GOAL - Working from the data below, reproduce exactly the lines starting at the one that holds "Rebuild this chart" and ending at the one that holds "plt.rcParams['lines.scale_dashes'] = False". Pictures are excluded.

Source code of charts
>>>>>
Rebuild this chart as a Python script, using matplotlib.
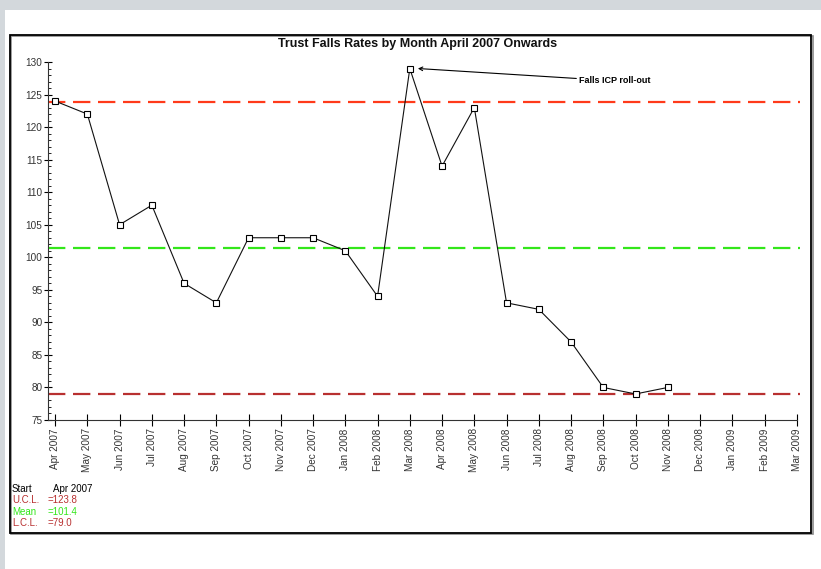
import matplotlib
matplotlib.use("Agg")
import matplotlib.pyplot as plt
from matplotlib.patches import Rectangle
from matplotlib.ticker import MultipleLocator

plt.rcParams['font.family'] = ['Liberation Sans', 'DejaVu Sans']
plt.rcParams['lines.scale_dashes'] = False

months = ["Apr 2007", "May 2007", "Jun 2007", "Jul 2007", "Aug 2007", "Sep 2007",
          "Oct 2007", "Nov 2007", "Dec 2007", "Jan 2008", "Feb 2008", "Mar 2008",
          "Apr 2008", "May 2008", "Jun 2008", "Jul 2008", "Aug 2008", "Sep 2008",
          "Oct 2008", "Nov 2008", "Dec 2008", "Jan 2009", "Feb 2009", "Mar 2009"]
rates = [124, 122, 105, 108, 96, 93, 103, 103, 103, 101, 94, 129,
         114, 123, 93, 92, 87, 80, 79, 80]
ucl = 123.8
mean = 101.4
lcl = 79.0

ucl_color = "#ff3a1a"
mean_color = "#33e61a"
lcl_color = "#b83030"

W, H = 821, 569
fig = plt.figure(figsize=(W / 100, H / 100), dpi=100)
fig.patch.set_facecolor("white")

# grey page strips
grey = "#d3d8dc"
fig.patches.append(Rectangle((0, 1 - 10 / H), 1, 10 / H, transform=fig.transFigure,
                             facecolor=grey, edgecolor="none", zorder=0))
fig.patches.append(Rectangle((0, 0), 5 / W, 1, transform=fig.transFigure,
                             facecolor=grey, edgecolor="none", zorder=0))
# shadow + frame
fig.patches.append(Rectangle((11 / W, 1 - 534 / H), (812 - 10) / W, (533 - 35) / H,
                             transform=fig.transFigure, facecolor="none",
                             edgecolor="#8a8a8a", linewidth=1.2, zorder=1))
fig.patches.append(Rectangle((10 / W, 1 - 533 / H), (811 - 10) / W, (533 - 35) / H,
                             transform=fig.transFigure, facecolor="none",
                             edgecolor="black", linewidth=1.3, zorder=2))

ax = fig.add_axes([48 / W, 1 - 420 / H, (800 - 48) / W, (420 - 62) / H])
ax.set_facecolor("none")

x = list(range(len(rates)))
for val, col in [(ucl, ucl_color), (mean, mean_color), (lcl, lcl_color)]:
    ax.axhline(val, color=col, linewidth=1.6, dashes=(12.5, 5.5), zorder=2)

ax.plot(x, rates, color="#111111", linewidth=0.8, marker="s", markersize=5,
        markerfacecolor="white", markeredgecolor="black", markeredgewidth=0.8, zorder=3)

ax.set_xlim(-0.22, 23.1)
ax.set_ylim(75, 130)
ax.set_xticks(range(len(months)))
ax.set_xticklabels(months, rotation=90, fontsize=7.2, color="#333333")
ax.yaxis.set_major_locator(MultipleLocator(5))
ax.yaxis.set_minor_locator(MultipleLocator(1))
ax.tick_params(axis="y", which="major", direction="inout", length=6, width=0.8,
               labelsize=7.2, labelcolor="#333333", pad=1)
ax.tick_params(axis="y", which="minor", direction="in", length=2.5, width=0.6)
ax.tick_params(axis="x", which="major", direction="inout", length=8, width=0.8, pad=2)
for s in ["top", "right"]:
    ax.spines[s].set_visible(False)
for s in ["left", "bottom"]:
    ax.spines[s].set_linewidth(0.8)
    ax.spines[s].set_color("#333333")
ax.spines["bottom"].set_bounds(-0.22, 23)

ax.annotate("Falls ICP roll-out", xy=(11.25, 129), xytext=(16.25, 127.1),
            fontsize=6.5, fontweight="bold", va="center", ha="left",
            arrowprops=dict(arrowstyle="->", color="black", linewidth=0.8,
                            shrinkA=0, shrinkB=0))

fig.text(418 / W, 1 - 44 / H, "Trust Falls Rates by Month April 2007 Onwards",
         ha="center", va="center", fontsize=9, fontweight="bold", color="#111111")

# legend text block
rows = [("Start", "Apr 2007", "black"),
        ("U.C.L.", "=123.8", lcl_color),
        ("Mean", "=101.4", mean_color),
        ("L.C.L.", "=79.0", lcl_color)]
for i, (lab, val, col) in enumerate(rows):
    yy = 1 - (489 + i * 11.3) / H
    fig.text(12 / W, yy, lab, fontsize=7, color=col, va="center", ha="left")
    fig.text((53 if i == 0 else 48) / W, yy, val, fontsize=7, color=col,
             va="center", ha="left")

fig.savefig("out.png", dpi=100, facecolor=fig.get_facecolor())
<<<<<
>>>>>
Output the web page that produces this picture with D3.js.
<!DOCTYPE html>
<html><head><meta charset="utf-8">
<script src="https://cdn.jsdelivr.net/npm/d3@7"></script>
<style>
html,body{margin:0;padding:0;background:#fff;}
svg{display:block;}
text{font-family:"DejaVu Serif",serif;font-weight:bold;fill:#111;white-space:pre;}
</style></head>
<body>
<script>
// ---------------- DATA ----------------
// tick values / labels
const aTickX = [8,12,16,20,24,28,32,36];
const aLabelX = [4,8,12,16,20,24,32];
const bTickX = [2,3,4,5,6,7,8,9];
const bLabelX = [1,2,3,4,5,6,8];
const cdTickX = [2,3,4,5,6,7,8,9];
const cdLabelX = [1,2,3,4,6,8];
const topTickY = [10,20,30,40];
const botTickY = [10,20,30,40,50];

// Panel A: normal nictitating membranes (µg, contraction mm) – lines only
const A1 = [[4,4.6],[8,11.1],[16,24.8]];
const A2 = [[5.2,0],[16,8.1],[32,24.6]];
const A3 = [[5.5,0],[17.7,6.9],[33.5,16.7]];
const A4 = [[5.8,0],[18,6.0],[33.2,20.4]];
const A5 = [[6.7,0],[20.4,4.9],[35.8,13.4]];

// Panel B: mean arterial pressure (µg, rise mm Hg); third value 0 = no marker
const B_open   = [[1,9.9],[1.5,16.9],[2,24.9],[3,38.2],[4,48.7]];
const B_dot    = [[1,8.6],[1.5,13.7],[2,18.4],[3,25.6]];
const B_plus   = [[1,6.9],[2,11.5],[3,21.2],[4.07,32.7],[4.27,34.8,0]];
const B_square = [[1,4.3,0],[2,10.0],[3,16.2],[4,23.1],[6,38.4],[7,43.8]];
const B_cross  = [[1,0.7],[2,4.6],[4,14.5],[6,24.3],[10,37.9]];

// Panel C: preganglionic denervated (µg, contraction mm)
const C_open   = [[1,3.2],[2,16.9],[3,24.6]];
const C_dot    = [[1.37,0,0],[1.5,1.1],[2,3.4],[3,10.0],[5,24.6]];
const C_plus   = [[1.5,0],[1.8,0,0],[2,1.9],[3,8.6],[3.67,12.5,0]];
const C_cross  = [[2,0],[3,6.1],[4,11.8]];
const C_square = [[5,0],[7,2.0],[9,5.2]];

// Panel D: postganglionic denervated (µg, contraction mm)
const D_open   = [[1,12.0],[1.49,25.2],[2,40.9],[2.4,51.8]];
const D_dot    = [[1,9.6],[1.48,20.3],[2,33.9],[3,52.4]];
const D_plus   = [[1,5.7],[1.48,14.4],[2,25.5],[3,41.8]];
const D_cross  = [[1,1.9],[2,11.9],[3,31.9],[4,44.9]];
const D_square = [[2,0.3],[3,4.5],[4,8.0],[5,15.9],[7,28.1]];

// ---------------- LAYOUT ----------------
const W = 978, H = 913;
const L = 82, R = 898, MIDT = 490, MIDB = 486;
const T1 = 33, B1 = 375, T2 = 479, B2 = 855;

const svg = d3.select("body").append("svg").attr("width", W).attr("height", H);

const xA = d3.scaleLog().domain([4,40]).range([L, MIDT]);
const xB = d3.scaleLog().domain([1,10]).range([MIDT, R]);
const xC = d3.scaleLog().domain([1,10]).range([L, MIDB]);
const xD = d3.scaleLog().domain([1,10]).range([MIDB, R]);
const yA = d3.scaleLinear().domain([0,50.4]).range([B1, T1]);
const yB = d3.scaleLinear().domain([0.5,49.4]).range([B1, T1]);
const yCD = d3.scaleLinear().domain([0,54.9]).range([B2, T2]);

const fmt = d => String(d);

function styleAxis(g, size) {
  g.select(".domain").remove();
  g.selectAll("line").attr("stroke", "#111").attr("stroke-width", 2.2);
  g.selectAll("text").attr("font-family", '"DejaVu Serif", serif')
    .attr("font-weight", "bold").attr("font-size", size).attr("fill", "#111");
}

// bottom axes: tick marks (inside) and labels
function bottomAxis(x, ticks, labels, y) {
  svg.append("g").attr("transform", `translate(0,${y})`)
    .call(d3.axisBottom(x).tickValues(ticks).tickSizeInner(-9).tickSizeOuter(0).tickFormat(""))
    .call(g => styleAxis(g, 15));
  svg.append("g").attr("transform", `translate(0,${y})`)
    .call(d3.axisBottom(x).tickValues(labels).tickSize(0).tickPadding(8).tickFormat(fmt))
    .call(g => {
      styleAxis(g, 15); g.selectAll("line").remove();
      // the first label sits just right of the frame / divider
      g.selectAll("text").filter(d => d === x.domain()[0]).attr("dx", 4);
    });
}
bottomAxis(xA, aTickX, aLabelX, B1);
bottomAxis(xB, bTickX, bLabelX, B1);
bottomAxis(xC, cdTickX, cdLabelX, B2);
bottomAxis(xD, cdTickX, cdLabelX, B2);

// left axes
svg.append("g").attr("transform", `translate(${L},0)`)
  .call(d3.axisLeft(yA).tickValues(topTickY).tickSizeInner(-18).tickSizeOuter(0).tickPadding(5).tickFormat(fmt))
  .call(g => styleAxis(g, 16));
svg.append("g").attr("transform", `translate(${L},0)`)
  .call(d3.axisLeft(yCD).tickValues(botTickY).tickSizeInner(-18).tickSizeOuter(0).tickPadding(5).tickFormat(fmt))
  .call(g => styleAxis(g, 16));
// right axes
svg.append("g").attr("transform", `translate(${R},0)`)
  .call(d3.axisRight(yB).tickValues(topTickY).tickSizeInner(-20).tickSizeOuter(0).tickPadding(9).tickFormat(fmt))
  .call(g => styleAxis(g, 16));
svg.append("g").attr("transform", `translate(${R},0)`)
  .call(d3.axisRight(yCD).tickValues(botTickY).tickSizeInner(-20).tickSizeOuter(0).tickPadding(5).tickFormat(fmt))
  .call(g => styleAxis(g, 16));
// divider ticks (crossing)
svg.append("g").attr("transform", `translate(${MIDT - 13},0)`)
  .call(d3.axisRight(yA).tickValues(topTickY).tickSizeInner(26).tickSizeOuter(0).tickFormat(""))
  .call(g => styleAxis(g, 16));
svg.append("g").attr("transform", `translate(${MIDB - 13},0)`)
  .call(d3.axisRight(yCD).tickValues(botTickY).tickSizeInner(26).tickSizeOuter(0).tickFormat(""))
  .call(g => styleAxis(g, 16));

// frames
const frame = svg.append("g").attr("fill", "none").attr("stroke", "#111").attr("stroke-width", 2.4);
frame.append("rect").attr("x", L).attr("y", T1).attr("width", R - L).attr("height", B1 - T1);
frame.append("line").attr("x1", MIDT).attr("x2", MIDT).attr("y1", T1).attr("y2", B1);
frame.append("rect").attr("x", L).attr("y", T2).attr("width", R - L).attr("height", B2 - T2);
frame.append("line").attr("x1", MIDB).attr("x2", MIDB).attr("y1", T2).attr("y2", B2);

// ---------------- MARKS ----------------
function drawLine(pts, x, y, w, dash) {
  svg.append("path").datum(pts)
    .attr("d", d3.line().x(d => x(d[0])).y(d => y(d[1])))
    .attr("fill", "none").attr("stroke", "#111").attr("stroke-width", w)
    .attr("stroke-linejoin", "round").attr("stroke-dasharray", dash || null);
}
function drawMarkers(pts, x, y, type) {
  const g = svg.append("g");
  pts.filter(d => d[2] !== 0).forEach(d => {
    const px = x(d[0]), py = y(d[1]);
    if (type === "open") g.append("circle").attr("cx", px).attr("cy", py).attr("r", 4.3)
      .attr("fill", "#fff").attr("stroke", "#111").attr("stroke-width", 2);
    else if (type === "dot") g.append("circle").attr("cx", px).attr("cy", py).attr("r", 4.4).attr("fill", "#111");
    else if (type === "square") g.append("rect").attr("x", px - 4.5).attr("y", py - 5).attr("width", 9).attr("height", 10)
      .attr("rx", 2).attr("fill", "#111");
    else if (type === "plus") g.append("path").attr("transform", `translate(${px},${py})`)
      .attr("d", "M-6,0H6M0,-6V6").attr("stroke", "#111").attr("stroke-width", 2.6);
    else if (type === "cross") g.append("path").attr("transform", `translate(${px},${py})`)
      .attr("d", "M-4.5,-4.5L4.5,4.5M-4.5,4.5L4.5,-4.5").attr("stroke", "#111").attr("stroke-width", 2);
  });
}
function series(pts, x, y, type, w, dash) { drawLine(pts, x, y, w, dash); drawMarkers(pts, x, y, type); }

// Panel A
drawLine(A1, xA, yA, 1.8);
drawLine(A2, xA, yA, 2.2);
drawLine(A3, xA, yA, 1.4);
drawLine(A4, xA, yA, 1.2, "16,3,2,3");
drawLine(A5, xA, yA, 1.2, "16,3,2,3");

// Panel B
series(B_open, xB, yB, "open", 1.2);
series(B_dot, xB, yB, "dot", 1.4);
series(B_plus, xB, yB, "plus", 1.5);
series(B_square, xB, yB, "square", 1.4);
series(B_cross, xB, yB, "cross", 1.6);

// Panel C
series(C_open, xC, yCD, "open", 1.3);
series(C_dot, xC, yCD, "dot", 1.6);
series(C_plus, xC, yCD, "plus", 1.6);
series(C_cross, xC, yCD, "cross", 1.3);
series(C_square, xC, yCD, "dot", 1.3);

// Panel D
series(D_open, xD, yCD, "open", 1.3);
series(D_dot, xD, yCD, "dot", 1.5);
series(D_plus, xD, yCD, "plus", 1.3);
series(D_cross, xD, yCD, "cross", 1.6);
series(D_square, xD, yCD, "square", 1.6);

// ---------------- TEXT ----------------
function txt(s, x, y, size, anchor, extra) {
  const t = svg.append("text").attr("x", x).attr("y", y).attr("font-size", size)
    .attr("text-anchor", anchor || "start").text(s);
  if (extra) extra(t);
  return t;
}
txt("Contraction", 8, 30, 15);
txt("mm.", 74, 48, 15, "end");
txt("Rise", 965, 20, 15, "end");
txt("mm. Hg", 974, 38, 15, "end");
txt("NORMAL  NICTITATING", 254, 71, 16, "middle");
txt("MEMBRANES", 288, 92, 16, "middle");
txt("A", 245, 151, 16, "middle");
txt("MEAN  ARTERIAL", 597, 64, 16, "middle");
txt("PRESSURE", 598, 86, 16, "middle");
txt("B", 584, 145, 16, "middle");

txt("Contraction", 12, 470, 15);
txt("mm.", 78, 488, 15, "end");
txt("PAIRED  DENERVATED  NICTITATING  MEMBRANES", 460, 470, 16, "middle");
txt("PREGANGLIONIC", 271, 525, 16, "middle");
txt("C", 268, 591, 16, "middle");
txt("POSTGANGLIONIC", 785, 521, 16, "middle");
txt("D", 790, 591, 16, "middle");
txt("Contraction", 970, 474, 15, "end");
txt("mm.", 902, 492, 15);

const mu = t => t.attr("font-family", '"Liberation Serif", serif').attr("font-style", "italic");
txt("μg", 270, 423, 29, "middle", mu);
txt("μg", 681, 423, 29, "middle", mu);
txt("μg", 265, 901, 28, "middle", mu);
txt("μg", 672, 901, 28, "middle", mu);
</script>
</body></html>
<<<<<
REPLY -
Rebuild this chart as a Python script, using matplotlib.
import matplotlib
matplotlib.use("Agg")
import matplotlib.pyplot as plt
from matplotlib.patches import Rectangle
from matplotlib.ticker import MultipleLocator

plt.rcParams['font.family'] = ['Liberation Sans', 'DejaVu Sans']
plt.rcParams['lines.scale_dashes'] = False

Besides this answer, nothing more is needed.